— START —

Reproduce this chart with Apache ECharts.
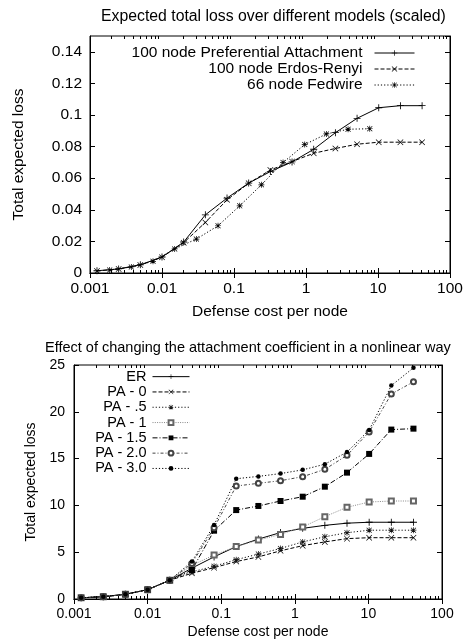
<!DOCTYPE html>
<html>
<head>
<meta charset="utf-8">
<script src="https://cdn.jsdelivr.net/npm/echarts@6/dist/echarts.min.js"></script>
<style>
html,body{margin:0;padding:0;background:#fff;}
#c{width:466px;height:643px;}
</style>
</head>
<body>
<div id="c"></div>
<script>
// ---------- Top chart data ----------
const topTitle = 'Expected total loss over different models (scaled)';
const topX = [0.00125, 0.0025, 0.005, 0.01, 0.02, 0.04, 0.08, 0.16, 0.32, 0.64, 1.28, 2.56, 5.12, 10.24, 20.48, 40.96];
const topPA = [0.0014, 0.0026, 0.0052, 0.0101, 0.0196, 0.0368, 0.0474, 0.0569, 0.0642, 0.0703, 0.0783, 0.0888, 0.0979, 0.1046, 0.1059, 0.1059];
const topER = [0.0013, 0.0025, 0.0050, 0.0100, 0.0192, 0.0320, 0.0463, 0.0568, 0.0652, 0.0705, 0.0758, 0.0788, 0.0815, 0.0828, 0.0828, 0.0828];
const fedX = [0.001875, 0.00375, 0.0075, 0.015, 0.03, 0.06, 0.12, 0.24, 0.48, 0.96, 1.92, 3.84, 7.68];
const fedY = [0.0019, 0.0038, 0.0074, 0.0152, 0.0215, 0.0299, 0.0425, 0.0558, 0.0699, 0.0813, 0.0880, 0.0910, 0.0913];
const topNames = ['100 node Preferential Attachment', '100 node Erdos-Renyi', '66 node Fedwire'];

// ---------- Bottom chart data ----------
const botTitle = 'Effect of changing the attachment coefficient in a nonlinear way';
const botX = [0.00125, 0.0025, 0.005, 0.01, 0.02, 0.04, 0.08, 0.16, 0.32, 0.64, 1.28, 2.56, 5.12, 10.24, 20.48, 40.96];
const botER   = [0.125, 0.25, 0.5, 1, 2, 3.3, 4.5, 5.6, 6.4, 7.1, 7.55, 7.87, 8.1, 8.2, 8.2, 8.2];
const botPA0  = [0.125, 0.25, 0.5, 1, 2, 2.75, 3.35, 4.0, 4.5, 5.15, 5.7, 6.1, 6.45, 6.55, 6.55, 6.55];
const botPA05 = [0.125, 0.25, 0.5, 1, 2, 2.9, 3.5, 4.2, 4.8, 5.4, 6.1, 6.65, 7.08, 7.35, 7.35, 7.35];
const botPA1  = [0.125, 0.25, 0.5, 1, 2, 3.6, 4.7, 5.6, 6.3, 6.9, 7.7, 8.8, 9.8, 10.36, 10.47, 10.47];
const botPA15 = [0.125, 0.25, 0.5, 1, 2, 3.1, 7.3, 9.5, 9.94, 10.47, 10.93, 12.0, 13.5, 15.5, 18.1, 18.2];
const botPA20 = [0.125, 0.25, 0.5, 1, 2, 3.8, 7.6, 12.07, 12.36, 12.64, 13.07, 13.85, 15.35, 17.84, 21.9, 23.2];
const botPA30 = [0.125, 0.25, 0.5, 1, 2, 4.0, 7.9, 12.85, 13.1, 13.4, 13.8, 14.4, 15.7, 18.05, 22.8, 24.7];
const botNames = ['ER', 'PA - 0', 'PA - .5', 'PA - 1', 'PA - 1.5', 'PA - 2.0', 'PA - 3.0'];

const xAxisName = 'Defense cost per node';
const yAxisName = 'Total expected loss';

// ---------- helpers ----------
const FONT = 'Liberation Sans, Arial, Helvetica, sans-serif';
const PLUS = 'path://M0,4.4H10V5.6H0ZM4.4,0H5.6V10H4.4Z';
const CROSS = 'path://M0.8,0L5,4.2L9.2,0L10,0.8L5.8,5L10,9.2L9.2,10L5,5.8L0.8,10L0,9.2L4.2,5L0,0.8Z';
const STAR = 'path://M0,4.4H10V5.6H0ZM4.4,0H5.6V10H4.4ZM1.2,0.4L5,4.2L8.8,0.4L9.6,1.2L5.8,5L9.6,8.8L8.8,9.6L5,5.8L1.2,9.6L0.4,8.8L4.2,5L0.4,1.2Z';

function pairs(xs, ys) { return xs.map((x, i) => [x, ys[i]]); }
function fmtLog(v) { return String(+Number(v).toPrecision(3)); }
const minorVals = [];
[0.001, 0.01, 0.1, 1, 10].forEach(d => { for (let k = 2; k <= 9; k++) minorVals.push(+(d * k).toPrecision(3)); });

function logAxes(gridIndex, fs, margin, nameGap) {
  const base = {
    type: 'log', logBase: 10, min: 0.001, max: 100, gridIndex: gridIndex,
    axisLine: { show: true, lineStyle: { color: '#000', width: 1 } },
    splitLine: { show: false },
    minorTick: { show: false }
  };
  return [
    Object.assign({}, base, {
      position: 'bottom',
      name: xAxisName, nameLocation: 'middle', nameGap: nameGap,
      nameTextStyle: { color: '#000', fontSize: fs, fontFamily: FONT },
      axisTick: { show: true, inside: true, length: 5, lineStyle: { color: '#000' } },
      axisLabel: { show: true, color: '#000', fontSize: fs, fontFamily: FONT, margin: margin, formatter: fmtLog }
    }),
    Object.assign({}, base, {
      position: 'top',
      axisTick: { show: true, inside: true, length: 5, lineStyle: { color: '#000' } },
      axisLabel: { show: false }
    }),
    Object.assign({}, base, {
      position: 'bottom',
      axisLine: { show: false },
      axisTick: { show: true, inside: true, length: 3, customValues: minorVals, lineStyle: { color: '#000' } },
      axisLabel: { show: false }
    }),
    Object.assign({}, base, {
      position: 'top',
      axisLine: { show: false },
      axisTick: { show: true, inside: true, length: 3, customValues: minorVals, lineStyle: { color: '#000' } },
      axisLabel: { show: false }
    })
  ];
}
function valAxes(gridIndex, max, interval, fs, margin, nameGap) {
  const base = {
    type: 'value', min: 0, max: max, interval: interval, gridIndex: gridIndex,
    axisLine: { show: true, lineStyle: { color: '#000', width: 1 } },
    splitLine: { show: false },
    axisTick: { show: true, inside: true, length: 5, lineStyle: { color: '#000' } }
  };
  return [
    Object.assign({}, base, {
      position: 'left',
      name: yAxisName, nameLocation: 'middle', nameGap: nameGap, nameRotate: 90,
      nameTextStyle: { color: '#000', fontSize: fs, fontFamily: FONT },
      axisLabel: { show: true, color: '#000', fontSize: fs, fontFamily: FONT, margin: margin, showMaxLabel: (max % interval === 0) }
    }),
    Object.assign({}, base, { position: 'right', axisLabel: { show: false } })
  ];
}

const xAxes = logAxes(0, 15.5, 8, 31).concat(logAxes(1, 14, 8, 26));
const yAxes = valAxes(0, 0.15, 0.02, 15.5, 8, 63).concat(valAxes(1, 25, 5, 14, 9, 36));

function ser(name, xs, ys, xi, yi, symbol, size, lineType, color, symColor) {
  return {
    type: 'line', name: name, xAxisIndex: xi, yAxisIndex: yi,
    data: pairs(xs, ys),
    symbol: symbol, symbolSize: size, showAllSymbol: true,
    lineStyle: { color: color, width: 1, type: lineType },
    itemStyle: { color: symColor, borderWidth: 1 },
    emphasis: { disabled: true },
    z: 3
  };
}

const series = [
  ser(topNames[0], topX, topPA, 0, 0, PLUS, 7, 'solid', '#000', '#000'),
  ser(topNames[1], topX, topER, 0, 0, CROSS, 6, [4, 2], '#000', '#000'),
  ser(topNames[2], fedX, fedY, 0, 0, STAR, 6, [1.2, 2], '#000', '#000'),
  ser(botNames[0], botX, botER, 4, 2, PLUS, 7, 'solid', '#000', '#000'),
  ser(botNames[1], botX, botPA0, 4, 2, CROSS, 6, [4, 2], '#000', '#000'),
  ser(botNames[2], botX, botPA05, 4, 2, STAR, 6, [1.2, 2], '#111', '#111'),
  ser(botNames[3], botX, botPA1, 4, 2, 'emptyRect', 5, [1, 1.3], '#888', '#666'),
  ser(botNames[4], botX, botPA15, 4, 2, 'rect', 6, [5, 2, 1, 2], '#000', '#000'),
  ser(botNames[5], botX, botPA20, 4, 2, 'emptyCircle', 5, [3, 2, 1, 2], '#444', '#444'),
  ser(botNames[6], botX, botPA30, 4, 2, 'circle', 4.5, [1.2, 2], '#000', '#000')
];

const chart = echarts.init(document.getElementById('c'), null, { renderer: 'canvas' });
chart.setOption({
  animation: false,
  backgroundColor: '#fff',
  textStyle: { fontFamily: FONT },
  title: [
    { text: topTitle, left: 96, top: 4, textStyle: { color: '#000', fontSize: 15.8, fontWeight: 'normal', fontFamily: FONT } },
    { text: botTitle, left: 40, top: 335, textStyle: { color: '#000', fontSize: 14.5, fontWeight: 'normal', fontFamily: FONT } }
  ],
  legend: [
    {
      data: topNames, orient: 'vertical', align: 'right', right: 46, top: 40,
      itemWidth: 40, itemHeight: 7, itemGap: 0, selectedMode: false,
      lineStyle: { width: 1 },
      textStyle: { color: '#000', fontSize: 15.5, lineHeight: 16, fontFamily: FONT, padding: [0, 7, 0, 0] }
    },
    {
      data: botNames, orient: 'vertical', align: 'right', right: 271, top: 364,
      itemWidth: 37, itemHeight: 6, itemGap: 0, selectedMode: false,
      lineStyle: { width: 1 },
      textStyle: { color: '#000', fontSize: 14.5, lineHeight: 15.3, fontFamily: FONT, padding: [0, 1, 0, 0] }
    }
  ],
  grid: [
    { left: 90, right: 16, top: 36, height: 237, show: true, borderColor: '#000', borderWidth: 1, backgroundColor: 'transparent' },
    { left: 74, right: 24, top: 365, height: 234, show: true, borderColor: '#000', borderWidth: 1, backgroundColor: 'transparent' }
  ],
  xAxis: xAxes,
  yAxis: yAxes,
  series: series
});
</script>
</body>
</html>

— END —

- _Set task_:
Print, exactly as written, the lines above from the first one to the one containing "const topNames = ['100". Leave out pictures.

- _Exercise result_:
Reproduce this chart with Apache ECharts.
<!DOCTYPE html>
<html>
<head>
<meta charset="utf-8">
<script src="https://cdn.jsdelivr.net/npm/echarts@6/dist/echarts.min.js"></script>
<style>
html,body{margin:0;padding:0;background:#fff;}
#c{width:466px;height:643px;}
</style>
</head>
<body>
<div id="c"></div>
<script>
// ---------- Top chart data ----------
const topTitle = 'Expected total loss over different models (scaled)';
const topX = [0.00125, 0.0025, 0.005, 0.01, 0.02, 0.04, 0.08, 0.16, 0.32, 0.64, 1.28, 2.56, 5.12, 10.24, 20.48, 40.96];
const topPA = [0.0014, 0.0026, 0.0052, 0.0101, 0.0196, 0.0368, 0.0474, 0.0569, 0.0642, 0.0703, 0.0783, 0.0888, 0.0979, 0.1046, 0.1059, 0.1059];
const topER = [0.0013, 0.0025, 0.0050, 0.0100, 0.0192, 0.0320, 0.0463, 0.0568, 0.0652, 0.0705, 0.0758, 0.0788, 0.0815, 0.0828, 0.0828, 0.0828];
const fedX = [0.001875, 0.00375, 0.0075, 0.015, 0.03, 0.06, 0.12, 0.24, 0.48, 0.96, 1.92, 3.84, 7.68];
const fedY = [0.0019, 0.0038, 0.0074, 0.0152, 0.0215, 0.0299, 0.0425, 0.0558, 0.0699, 0.0813, 0.0880, 0.0910, 0.0913];
const topNames = ['100 node Preferential Attachment', '100 node Erdos-Renyi', '66 node Fedwire'];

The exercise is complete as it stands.